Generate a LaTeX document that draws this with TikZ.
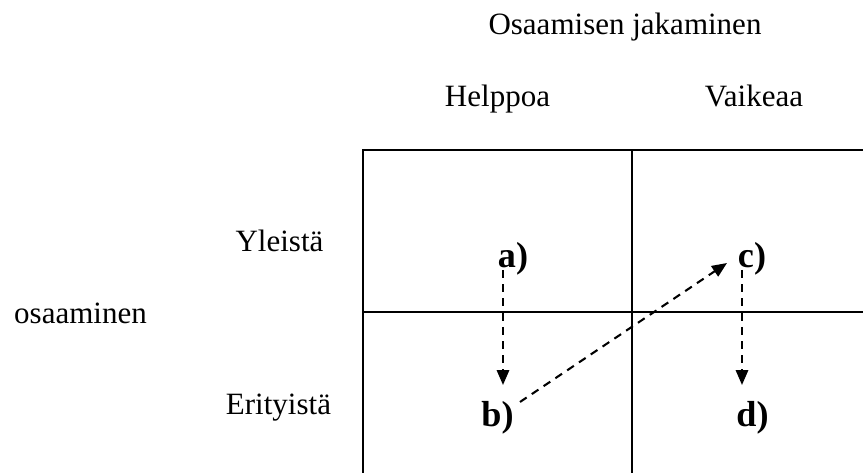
\documentclass[tikz,border=0pt]{standalone}
\usepackage{fontspec}
\setmainfont{Liberation Serif}
\usetikzlibrary{positioning, arrows.meta, calc}

\begin{document}
\begin{tikzpicture}[
        x=0.387pt, y=0.387pt,
        lbl/.style={anchor=base, inner sep=0pt, font=\fontsize{12pt}{14pt}\selectfont},
        cell/.style={anchor=base, inner sep=0pt, font=\fontsize{14pt}{17pt}\selectfont\bfseries},
        gridline/.style={line width=0.75pt, black},
        arr/.style={-{Triangle[length=5.8pt, width=4.8pt]}, line width=0.8pt, dash pattern=on 3.1pt off 2.4pt},
    ]
        \useasboundingbox (0,0) rectangle (863,472);
        \clip (0,0) rectangle (863,472);

        % Grid (right and bottom edges run off the picture)
        \draw[gridline] (363,-10) -- (363,322) -- (880,322);
        \draw[gridline] (632,-10) -- (632,322);
        \draw[gridline] (363,160) -- (880,160);

        % Headings
        \node[lbl] (title) at (625,437) {Osaamisen jakaminen};
        \node[lbl] (easy) at (497.5,365) {Helppoa};
        \node[lbl] (hard) at (754,365) {Vaikeaa};
        \node[lbl] (general) at (279.5,220) {Yleistä};
        \node[lbl] (skill) at (80.5,149) {osaaminen};
        \node[lbl] (special) at (278.5,58) {Erityistä};

        % Cells
        \node[cell] (a) at (513,205) {a)};
        \node[cell] (b) at (497.5,45) {b)};
        \node[cell] (c) at (752,205) {c)};
        \node[cell] (d) at (752.5,45) {d)};

        % Arrows
        \draw[arr] ($(a.base)+(-10,-3)$) -- ($(b.base)+(5.5,42)$);
        \draw[arr] ($(b.base)+(22.5,25)$) -- ($(c.base)+(-25,4)$);
        \draw[arr] ($(c.base)+(-10,-3)$) -- ($(d.base)+(-10.5,42)$);
    \end{tikzpicture}
\end{document}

================

Exercise aim >> Starting at the top of the listing above, please restate word for word each line up to and including the one that holds "(special) at (278.5,58)", omitting every image.

Exercise solution >>
Generate a LaTeX document that draws this with TikZ.
\documentclass[tikz,border=0pt]{standalone}
\usepackage{fontspec}
\setmainfont{Liberation Serif}
\usetikzlibrary{positioning, arrows.meta, calc}

\begin{document}
\begin{tikzpicture}[
        x=0.387pt, y=0.387pt,
        lbl/.style={anchor=base, inner sep=0pt, font=\fontsize{12pt}{14pt}\selectfont},
        cell/.style={anchor=base, inner sep=0pt, font=\fontsize{14pt}{17pt}\selectfont\bfseries},
        gridline/.style={line width=0.75pt, black},
        arr/.style={-{Triangle[length=5.8pt, width=4.8pt]}, line width=0.8pt, dash pattern=on 3.1pt off 2.4pt},
    ]
        \useasboundingbox (0,0) rectangle (863,472);
        \clip (0,0) rectangle (863,472);

        % Grid (right and bottom edges run off the picture)
        \draw[gridline] (363,-10) -- (363,322) -- (880,322);
        \draw[gridline] (632,-10) -- (632,322);
        \draw[gridline] (363,160) -- (880,160);

        % Headings
        \node[lbl] (title) at (625,437) {Osaamisen jakaminen};
        \node[lbl] (easy) at (497.5,365) {Helppoa};
        \node[lbl] (hard) at (754,365) {Vaikeaa};
        \node[lbl] (general) at (279.5,220) {Yleistä};
        \node[lbl] (skill) at (80.5,149) {osaaminen};
        \node[lbl] (special) at (278.5,58) {Erityistä};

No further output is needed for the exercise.